Mais si patriote que soit l’église, elle ne peut placer sur ses autels l’image d’une libératrice doublée d’une visionnaire. La Jeanne d’Arc à qui elle dira peut-être un jour : « Priez pour nous ! » est à ses yeux une vierge inspirée, qui avait reçu de Dieu sa mission et à qui le Ciel a réellement parlé, et elle affirme « qu’il n’appartient qu’à la théologie catholique de la comprendre pleinement. » Dès aujourd’hui, nous dit-on, le successeur de saint Rémi, le cardinal Langenieux, célèbre en son honneur « des fêtes qui, dans la mesure du permis, approchent de celles des saints. » Mais cette nouvelle sainte n’a pas encore été reconnue par la congrégation des rites. Le procès de sa béatification se poursuit depuis longtemps à Rome. Dès 1869, Mgr Dupanloup portait la question devant le juge suprême, et douze de ses collègues appuyaient sa demande. Depuis lors, plusieurs centaines de prélats s’y sont associés ; son éminence le cardinal Manning, archevêque de Westminster, a lui-même signé une lettre postulatoire. Cependant l’affaire traîne et semble être laborieuse. On sait qu’aucune canonisation n’est promulguée sans que les deux parties aient été entendues, sans que le contre ait été plaidé comme le pour, sans qu’on ait donné la parole à l’accusateur, à celui dont l’office est d’épiloguer, d’éplucher, à celui qui fait les difficultés et les objections et qu’on appelle l’avocat du diable.
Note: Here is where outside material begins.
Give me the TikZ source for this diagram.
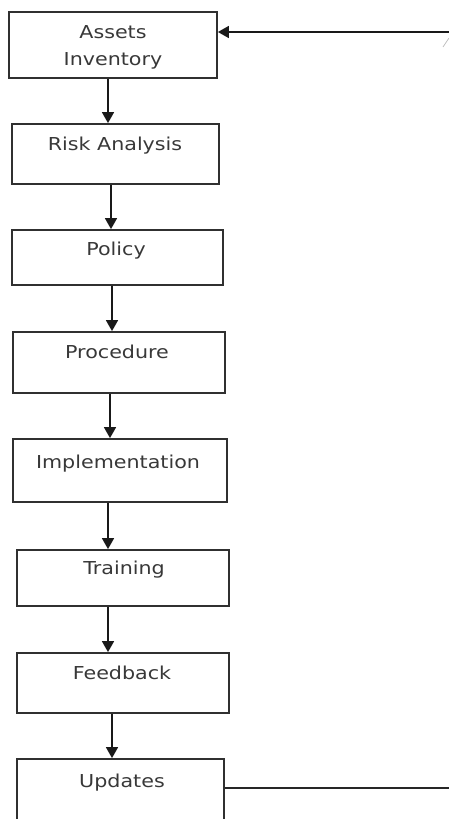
\documentclass[tikz,border=0pt]{standalone}
\usepackage{fontspec}
\setmainfont{DejaVu Sans}[FakeStretch=1.16]
\usetikzlibrary{arrows.meta}
\definecolor{boxline}{HTML}{303030}
\definecolor{txt}{HTML}{383838}
\begin{document}
\begin{tikzpicture}[x=1pt,y=-1pt,
  stepbox/.style={draw=boxline,line width=1.8pt,rectangle,inner sep=0pt},
  lbl/.style={text=txt,font=\fontsize{17.8}{22}\selectfont,inner sep=0pt,anchor=base},
  arr/.style={-{Triangle[length=11pt,width=12pt]},line width=1.6pt,draw=black!90},
  plain/.style={line width=1.6pt,draw=black!85}]
\useasboundingbox (0,0) rectangle (449,819);
% boxes
\node[stepbox,minimum width=208pt,minimum height=66pt] (b1) at (113,45) {};
\node[stepbox,minimum width=207pt,minimum height=60pt] (b2) at (115.5,154) {};
\node[stepbox,minimum width=211pt,minimum height=55pt] (b3) at (117.5,257.5) {};
\node[stepbox,minimum width=212pt,minimum height=61pt] (b4) at (119,362.5) {};
\node[stepbox,minimum width=214pt,minimum height=63pt] (b5) at (120,470.5) {};
\node[stepbox,minimum width=212pt,minimum height=56pt] (b6) at (123,578) {};
\node[stepbox,minimum width=212pt,minimum height=60pt] (b7) at (123,683) {};
\node[stepbox,minimum width=207pt,minimum height=70pt] (b8) at (120.5,794) {};
% labels
\node[lbl] (t1a) at (113,38.5) {Assets};
\node[lbl] (t1b) at (113,65) {Inventory};
\node[lbl] (t2) at (115,150) {Risk Analysis};
\node[lbl] (t3) at (116,255) {Policy};
\node[lbl] (t4) at (117,358) {Procedure};
\node[lbl] (t5) at (118,468) {Implementation};
\node[lbl] (t6) at (124,574) {Training};
\node[lbl] (t7) at (122,679) {Feedback};
\node[lbl] (t8) at (122,787) {Updates};
% arrows
\draw[arr] ([xshift=-5pt]b1.south) -- ([xshift=-5pt]b1.south |- b2.north);
\draw[arr] ([xshift=-4.5pt]b2.south) -- ([xshift=-4.5pt]b2.south |- b3.north);
\draw[arr] ([xshift=-5.5pt]b3.south) -- ([xshift=-5.5pt]b3.south |- b4.north);
\draw[arr] ([xshift=-9pt]b4.south) -- ([xshift=-9pt]b4.south |- b5.north);
\draw[arr] ([xshift=-12pt]b5.south) -- ([xshift=-12pt]b5.south |- b6.north);
\draw[arr] ([xshift=-15pt]b6.south) -- ([xshift=-15pt]b6.south |- b7.north);
\draw[arr] ([xshift=-11pt]b7.south) -- ([xshift=-11pt]b7.south |- b8.north);
% feedback loop ends
\coordinate (fbin) at (449,32);
\coordinate (fbout) at (449,788);
\draw[arr] (fbin) -- (fbin -| b1.east);
\draw[plain] (b8.east |- fbout) -- (fbout);
% small stray mark
\coordinate (s1) at (443,47);
\coordinate (s2) at (449,38);
\draw[gray!50,line width=0.8pt] (s1) -- (s2);
\end{tikzpicture}
\end{document}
Quelles objections, quelles difficultés fait l’avocat du diable ? Nous ne les connaissons pas, mais peut-être n’est-il pas impossible de les deviner.

Chargez un philosophe de prononcer entre les deux partis qui se disputent cette adorable mémoire ; il dira, selon toute apparence, qu’ils compromettent l’un et l’autre par leurs exagérations la bonté de leur cause, qu’ils ont tous deux raison et que tous deux ils ont tort.